Are you investing time, effort, and resources into something that is no longer working? The Dead Horse Theory offers a valuable lesson for leaders, managers, and business owners who struggle with knowing when to let go of failing strategies.

 This article explores the meaning of the Dead Horse Theory, how it applies to business and leadership, and what you can do to avoid wasting valuable resources on unproductive efforts.

 

What Is the Dead Horse Theory?

The Dead Horse Theory comes from an old saying:

"When you discover that you are riding a dead horse, the best strategy is to dismount."

In business and leadership, this metaphor highlights the tendency to persist with failing projects, outdated business models, or ineffective strategies, even when the signs of failure are clear.

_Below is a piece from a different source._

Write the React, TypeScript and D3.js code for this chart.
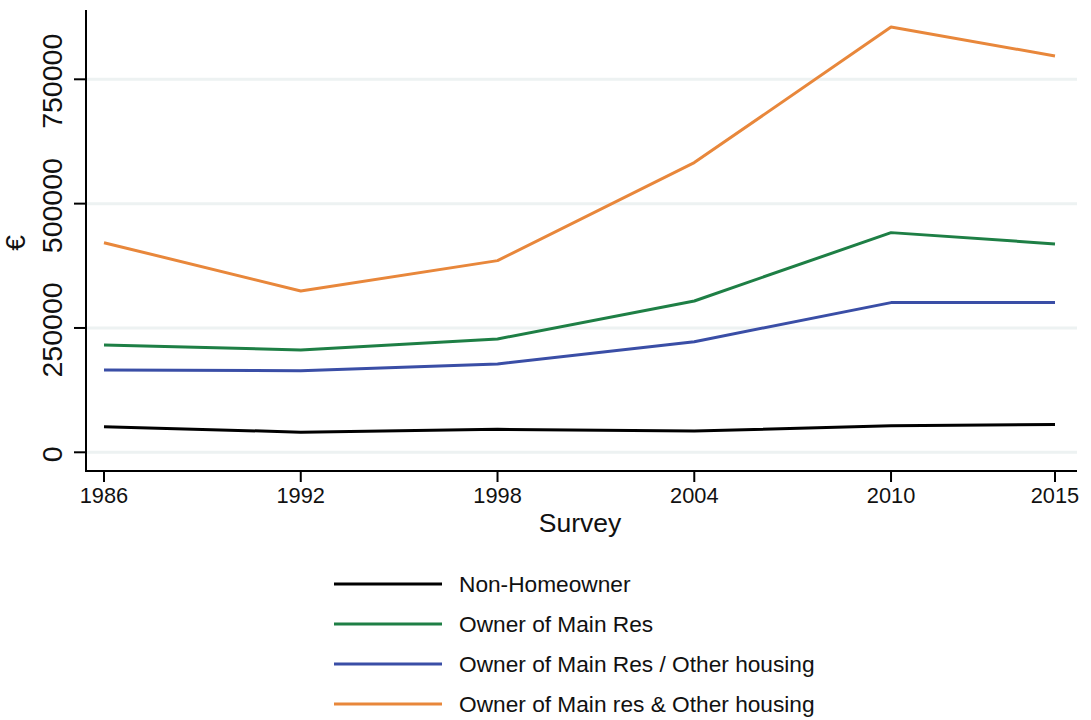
import React from "react";
import * as d3 from "d3";

const years = [1986, 1992, 1998, 2004, 2010, 2015];
const nonHomeowner = [51500, 40500, 46200, 42800, 53500, 56000];
const ownerMainRes = [215800, 205800, 227900, 304300, 441700, 419000];
const ownerMainOrOther = [165500, 164100, 177600, 222400, 301000, 301000];
const ownerMainAndOther = [421500, 324400, 385400, 582500, 855000, 797000];
const yTicks = [0, 250000, 500000, 750000];
const seriesNames = [
  "Non-Homeowner",
  "Owner of Main Res",
  "Owner of Main Res / Other housing",
  "Owner of Main res & Other housing",
];
const seriesColors = ["#000000", "#1e7f45", "#3a4ea6", "#e8873b"];
const seriesValues = [nonHomeowner, ownerMainRes, ownerMainOrOther, ownerMainAndOther];

const FONT = "'Liberation Sans', Arial, Helvetica, sans-serif";

export default function App() {
  const x = d3.scaleLinear().domain([1986, 2015]).range([104, 1055]);
  const y = d3.scaleLinear().domain([0, 750000]).range([452.3, 79.3]);
  const line = d3
    .line<[number, number]>()
    .x((d) => x(d[0]))
    .y((d) => y(d[1]));

  const plotLeft = 86;
  const plotRight = 1077;
  const plotTop = 10;
  const plotBottom = 471;

  return (
    <svg
      width={1091}
      height={720}
      style={{ position: "absolute", left: 0, top: 0, background: "#fff" }}
      fontFamily={FONT}
    >
      <rect x={0} y={0} width={1091} height={720} fill="#fff" />
      {/* gridlines */}
      {yTicks.map((t) => (
        <line
          key={"g" + t}
          x1={plotLeft}
          x2={plotRight}
          y1={y(t)}
          y2={y(t)}
          stroke="#edf2f2"
          strokeWidth={3}
        />
      ))}
      {/* series */}
      {seriesValues.map((vals, i) => (
        <path
          key={"s" + i}
          d={line(years.map((yr, j) => [yr, vals[j]]) as [number, number][]) || ""}
          fill="none"
          stroke={seriesColors[i]}
          strokeWidth={3}
          strokeLinejoin="round"
        />
      ))}
      {/* axes */}
      <line x1={plotLeft} x2={plotLeft} y1={plotTop} y2={plotBottom + 1} stroke="#000" strokeWidth={2} />
      <line x1={plotLeft - 1} x2={plotRight} y1={plotBottom} y2={plotBottom} stroke="#000" strokeWidth={2} />
      {yTicks.map((t) => (
        <g key={"yt" + t}>
          <line x1={plotLeft - 12} x2={plotLeft} y1={y(t)} y2={y(t)} stroke="#000" strokeWidth={2} />
          <text
            transform={`translate(61.5, ${y(t) + 2}) rotate(-90)`}
            textAnchor="middle"
            fontSize={28.5}
            fill="#111"
          >
            {String(t)}
          </text>
        </g>
      ))}
      {years.map((yr) => (
        <g key={"xt" + yr}>
          <line x1={x(yr)} x2={x(yr)} y1={plotBottom} y2={plotBottom + 11} stroke="#000" strokeWidth={2} />
          <text x={x(yr)} y={503} textAnchor="middle" fontSize={21.8} fill="#111">
            {String(yr)}
          </text>
        </g>
      ))}
      <text
        transform={`translate(25, 243) rotate(-90)`}
        textAnchor="middle"
        fontSize={28}
        fill="#111"
      >
        €
      </text>
      <text x={580} y={532} textAnchor="middle" fontSize={26.5} fill="#111">
        Survey
      </text>
      {/* legend */}
      {seriesNames.map((name, i) => (
        <g key={"l" + i}>
          <line
            x1={334}
            x2={442}
            y1={584 + 40 * i}
            y2={584 + 40 * i}
            stroke={seriesColors[i]}
            strokeWidth={3}
          />
          <text x={459} y={592 + 40 * i} fontSize={22.7} fill="#111">
            {name}
          </text>
        </g>
      ))}
    </svg>
  );
}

Instead of moving on, many organizations take counterproductive actions, such as:

Increasing effort—working harder without changing the approach.

Blaming others—shifting responsibility instead of finding solutions.

Reorganizing—reshuffling teams rather than fixing the real issue.

Throwing more money at it—investing more in something that won’t succeed.

Holding endless meetings—discussing the problem repeatedly without taking action.


How the Dead Horse Theory Applies to Leadership

Successful leaders and entrepreneurs understand that persistence is valuable, but only when applied wisely. Here’s how you can use the Dead Horse Theory to make better leadership decisions:


1. Recognize When a Strategy Is Failing

A good leader knows when something isn’t working. Instead of blindly pushing forward, take a step back and analyze:

  • Is this strategy producing the expected results?
  • Have we tried alternative approaches?
  • Are we ignoring clear signs of failure?
  • Being honest about what is and isn’t working is the first step toward smart decision-making.


2. Avoid the Sunk Cost Fallacy

Many leaders fall into the sunk cost fallacy—the idea that because they’ve already invested time and money into something, they should continue even when it’s failing.

Instead of thinking "We’ve already put so much into this", shift your mindset to "Is this still worth pursuing?" If the answer is no, it’s time to move on.


3. Embrace Change and Innovation

Holding on to outdated methods stifles growth and innovation. The best leaders embrace change, whether it’s adopting new technologies, updating business strategies, or shifting company culture.

Ask yourself:

Are there more effective ways to achieve our goals?

What new technologies or strategies could improve our results?

How can we adapt instead of resisting change?

 

4. Foster a Culture of Adaptability

Teams and organizations that welcome change are more successful in the long run. Encourage employees to: 

Speak up when they see something isn’t working.

Suggest new approaches and ideas.

Feel empowered to pivot when necessary.

Creating a growth mindset within your organization will prevent the "dead horse syndrome" from taking hold.

 

5. Know When to Let Go

Letting go of a failing strategy can be challenging but necessary. Whether it’s:

🚀 Ending an unsuccessful project

🚀 Phasing out an outdated business model

🚀 Restructuring teams for better efficiency

 

Key Takeaways for Leaders:

Identify failing strategies early and take corrective action.

Avoid the sunk cost fallacy—stop investing in what doesn’t work.

Embrace change and seek new opportunities.

Encourage adaptability within your organization.

Make tough decisions and focus on what truly drives success.